The Hidden Risk of Inherited Classifications
Reusing prior classifications is one of the foundations of scale. Large product catalogs depend on the ability to extend existing decisions to similar items. Without reuse, classification would become slow and inefficient.
However, inherited classifications carry a quiet form of risk. When past decisions are reused without sufficient review, small errors or outdated assumptions can spread across product families. Over time, these inherited decisions can create patterns that are difficult to detect and harder to correct.
The challenge is not the practice of reuse itself. Reuse is necessary. The risk emerges when inheritance happens without structured governance.
How Classification Inheritance Works in Practice
Classification programs often rely on templates, product families, or historical records to guide new decisions. This approach is practical and widely used. When a new product resembles an existing one, extending a prior classification is usually reasonable.
Problems arise when similarity is assumed rather than verified. Products that appear closely related may differ in materials, components, or functions in ways that affect classification. If those differences are overlooked, the inherited decision may not fully apply.
Because inherited classifications often look consistent on the surface, they can persist for long periods without scrutiny.
Error Propagation and Silent Drift
A single misclassification rarely remains isolated. When it becomes the reference point for future decisions, it can propagate across related products.
This process is gradual. Each new inheritance appears justified because it aligns with existing records. Over time, clusters of products may share the same underlying assumption, even if that assumption is incomplete or outdated.
From a governance perspective, this creates a form of silent drift. The classification system appears stable, but it rests on inherited decisions that have not been independently validated.
Routine accuracy checks may not reveal this pattern. If reviewers compare new decisions only against historical records, inherited errors can reinforce themselves.

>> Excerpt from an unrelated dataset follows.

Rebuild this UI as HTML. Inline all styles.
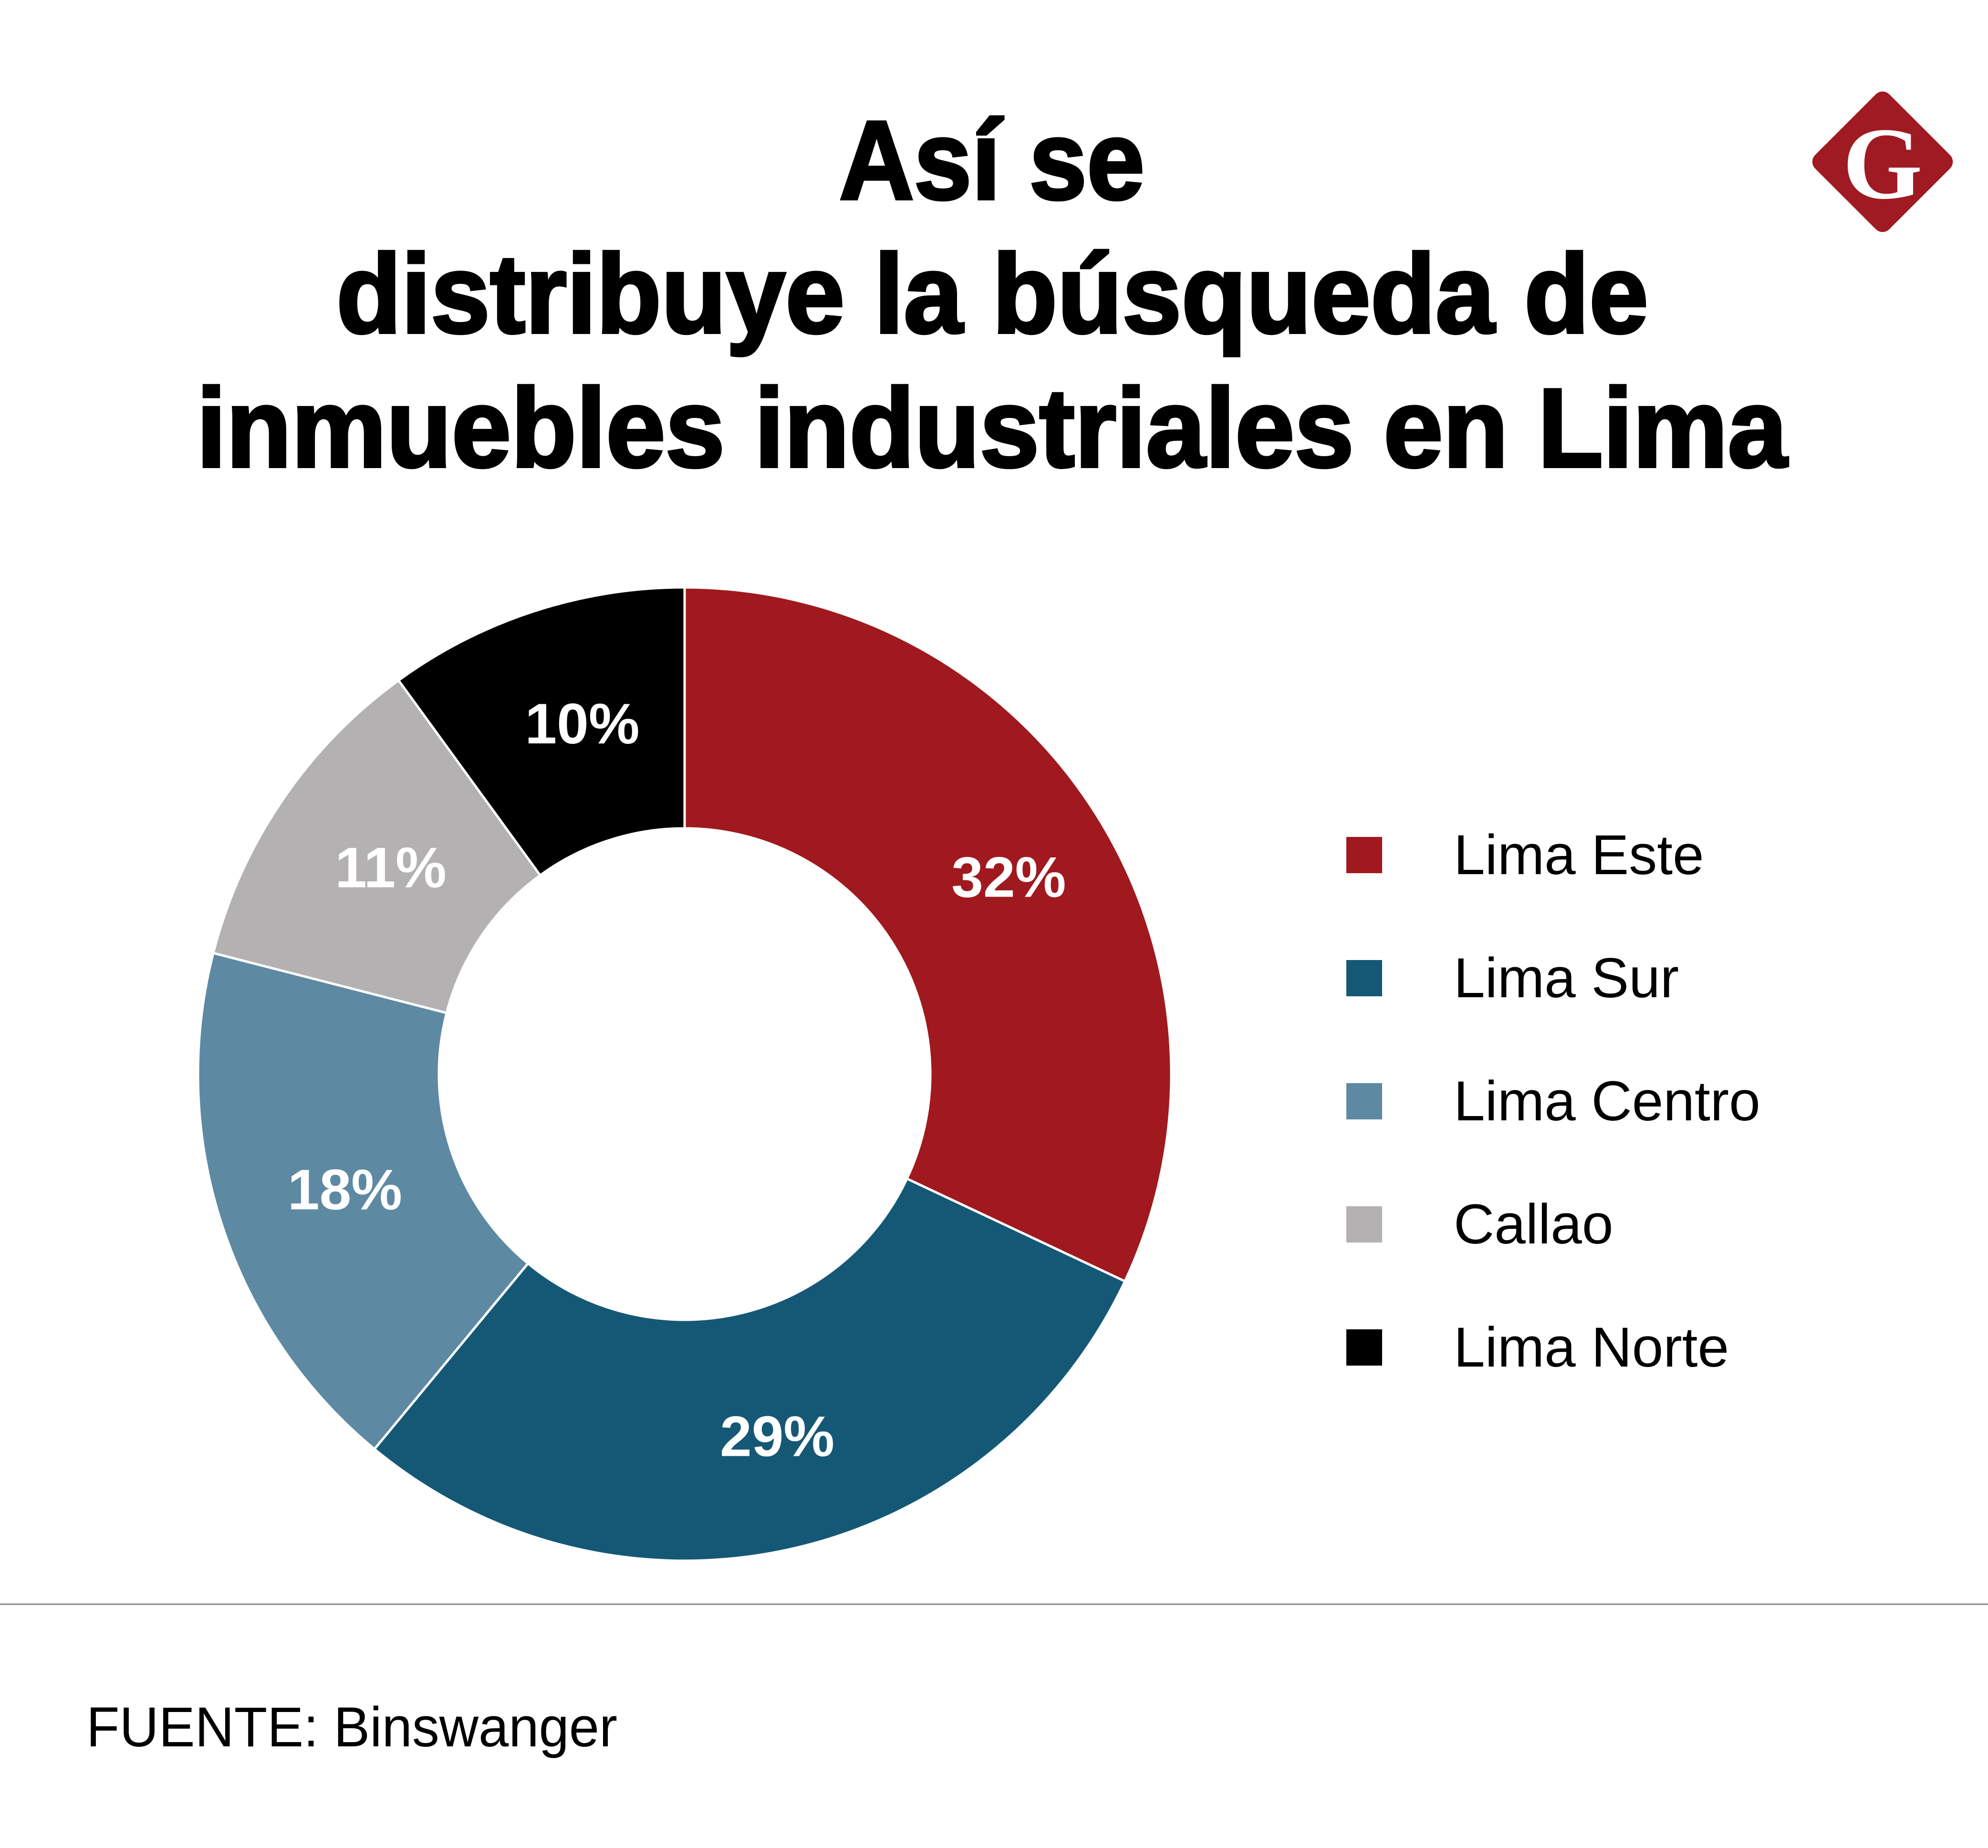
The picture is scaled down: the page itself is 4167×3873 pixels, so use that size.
<!DOCTYPE html>
<html><head><meta charset="utf-8"><style>
html,body{margin:0;padding:0;background:#fff;}
svg{display:block;}
</style></head><body>
<svg id="chart" width="4167" height="3873" viewBox="0 0 4167 3873" xmlns="http://www.w3.org/2000/svg">
<rect width="4167" height="3873" fill="#fff"/>
<g font-family="'Liberation Sans', sans-serif" font-weight="bold" fill="#000" stroke="#000" stroke-width="6" text-anchor="start">
<text x="1759" y="417" font-size="235" textLength="640" lengthAdjust="spacingAndGlyphs">Así se</text>
<text x="705" y="697" font-size="235" textLength="2750" lengthAdjust="spacingAndGlyphs">distribuye la búsqueda de</text>
<text x="412" y="978" font-size="235" textLength="3334" lengthAdjust="spacingAndGlyphs">inmuebles industriales en Lima</text>
</g>
<g>
<rect x="3836" y="229" width="220" height="220" rx="20" fill="#9f1a22" transform="rotate(45 3946 339)"/>
<text x="3946" y="415" font-family="'Liberation Serif', serif" font-weight="bold" font-size="215" fill="#fff" text-anchor="middle">G</text>
</g>
<g id="slices"></g>
<g id="labels" font-family="'Liberation Sans', sans-serif" font-weight="bold" font-size="120" fill="#fff" text-anchor="middle"></g>
<g id="legend" font-family="'Liberation Sans', sans-serif" font-size="118" fill="#000"></g>
<line x1="0" y1="3362" x2="4167" y2="3362" stroke="#888" stroke-width="3"/>
<text x="181" y="3660" font-family="'Liberation Sans', sans-serif" font-size="118" fill="#000" textLength="1113" lengthAdjust="spacingAndGlyphs">FUENTE: Binswanger</text>
</svg>
<script>
const categories = ["Lima Este", "Lima Sur", "Lima Centro", "Callao", "Lima Norte"];
const values = [32, 29, 18, 11, 10];
const labels = ["32%", "29%", "18%", "11%", "10%"];
const colors = ["#a0191e", "#155876", "#5e89a2", "#b3b1b1", "#000000"];

const NS = "http://www.w3.org/2000/svg";
const cx = 1435, cy = 2251, R = 1020, r = 515, LR = 775;
const total = values.reduce((a, b) => a + b, 0);
function pt(a, rad) { return [cx + rad * Math.sin(a), cy - rad * Math.cos(a)]; }
const gS = document.getElementById("slices");
const gL = document.getElementById("labels");
const gG = document.getElementById("legend");
let acc = 0;
values.forEach((v, i) => {
  const a0 = acc / total * 2 * Math.PI;
  acc += v;
  const a1 = acc / total * 2 * Math.PI;
  const large = (a1 - a0) > Math.PI ? 1 : 0;
  const [x0, y0] = pt(a0, R), [x1, y1] = pt(a1, R), [x2, y2] = pt(a1, r), [x3, y3] = pt(a0, r);
  const p = document.createElementNS(NS, "path");
  p.setAttribute("d", `M${x0},${y0} A${R},${R} 0 ${large} 1 ${x1},${y1} L${x2},${y2} A${r},${r} 0 ${large} 0 ${x3},${y3} Z`);
  p.setAttribute("fill", colors[i]);
  p.setAttribute("stroke", "#fff");
  p.setAttribute("stroke-width", "5");
  
  
  gS.appendChild(p);
  const am = (a0 + a1) / 2;
  const [lx, ly] = pt(am, LR);
  const t = document.createElementNS(NS, "text");
  t.setAttribute("x", lx + 25);
  t.setAttribute("y", ly + 44);
  t.textContent = labels[i];
  
  
  gL.appendChild(t);
  const y = 1792 + i * 258;
  const sq = document.createElementNS(NS, "rect");
  sq.setAttribute("x", 2822); sq.setAttribute("y", y - 38);
  sq.setAttribute("width", 75); sq.setAttribute("height", 76);
  sq.setAttribute("fill", colors[i]);
  
  
  gG.appendChild(sq);
  const lt = document.createElementNS(NS, "text");
  lt.setAttribute("x", 3047); lt.setAttribute("y", y + 40);
  lt.textContent = categories[i];
  
  
  gG.appendChild(lt);
});
</script>
</body></html>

Inherited Classifications in AI Assisted Systems
AI assisted classification systems provide new visibility into how decisions are reused across large product catalogs. Instead of relying on informal inheritance, organizations can track how reference classifications influence related products and monitor where dependencies concentrate.
This visibility allows teams to manage inheritance more deliberately. Analytics can highlight clusters of products that rely on shared reference decisions and identify where targeted validation may be most valuable. Rather than increasing risk, AI tools make inheritance patterns easier to understand and govern.
When combined with structured review processes, AI assisted systems help organizations scale reuse while maintaining control. They support consistent application of standards and make it practical to monitor large classification environments that would otherwise be difficult to oversee manually.
Managing Inheritance Through Structured Review
Organizations can reduce the risk of inherited errors by introducing simple but disciplined controls.
Practical measures include:
- Periodic sampling of inherited classifications within product families
- Independent review of high impact reference decisions
- Clear documentation of the reasoning behind template classifications
- Triggers that prompt reassessment after product or supplier changes
These controls do not eliminate reuse. They strengthen it. By validating key reference points, organizations protect the integrity of the broader classification system.
Conclusion
Inherited classifications are essential for operating at scale, but they require active oversight. Without structured review, small inaccuracies or outdated assumptions can spread quietly across product catalogs.
Programs that monitor inheritance patterns and validate key reference decisions maintain stronger control over their classification environments. In AI assisted systems, improved visibility supports more targeted and efficient governance.
Treating inherited classifications as assets that require periodic validation helps organizations preserve consistency, accuracy, and audit readiness over time.